# Difference Between Wheel Wax & Car Wax?



## Guest (Feb 29, 2008)

Whats the difference between the 2?

Is it worth me buying something like PoorBoys Wheel Sealant rather than use (for instance) Colinite 476? What about using a sealant like Carlack?

Thanks


----------



## NN1 (Nov 11, 2006)

if im right a product like pb wheel sealant is designed to with stand higher temperatures? and also it will be designed to bring out the best possible looks for your wheels rather than something like collinite which is dedicated to the paintwork of a car... someone will correct this if im wrong.


----------



## dotnetdave (Aug 31, 2007)

i am sure i read somewhere about wheel waxes been more resistant to brake dust. Although you can you normal car waxes, just depends how often you wash the wheels and how dusty they get. I also remember reading on a finerdetails post on the megs forum he used wolfgang deep gloss paint sealant on wheels


----------



## matt (Jun 29, 2006)

I have CG wheel guard but have switched to using AG EGP as it lasts longer by a good couple of weeks. :thumb:


----------



## Neil_S (Oct 26, 2005)

Wheel waxes are supposed to be more resistant to higher temperatures, nuba wax has a melting point around 80 C IIRC, sealants tend to have higher melting points into 300 C territory.
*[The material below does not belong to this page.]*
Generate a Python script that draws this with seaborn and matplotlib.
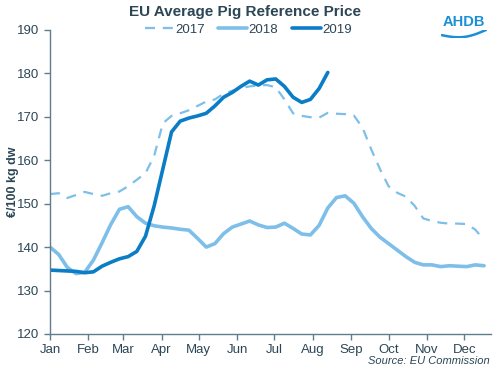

I get better durability out of many standard sealants than I do out of specialist wheel waxes, so I stick with them.


----------



## Guest (Feb 29, 2008)

Hmmmmmmm

What about (once the alloys are very clean) a sealent topped with wax?


----------



## jayt (Aug 14, 2006)

i started using wheel wax when i put the 19s on the car to try and save them for salt and pitting from the brake dust, i used to use ag srp on them but i really noticed the pb wheel wax was far superior, especially when cleaning, a good blast from the pressure hose will shift nearly all of the muck and crud off them...


----------



## HeavenlyDetail (Sep 22, 2006)

Packaging.


----------



## phil440 (Aug 19, 2007)

vxrmarc said:


> Packaging.


just what i was guna say Ive used colly,megs 16, megs 26 and many others on wheels for as long as i car remember and never given any problems Ive also used dedicated "wheel guards"/ "wheel seals" and no difference what so ever just stick with what you have and you will be fine


----------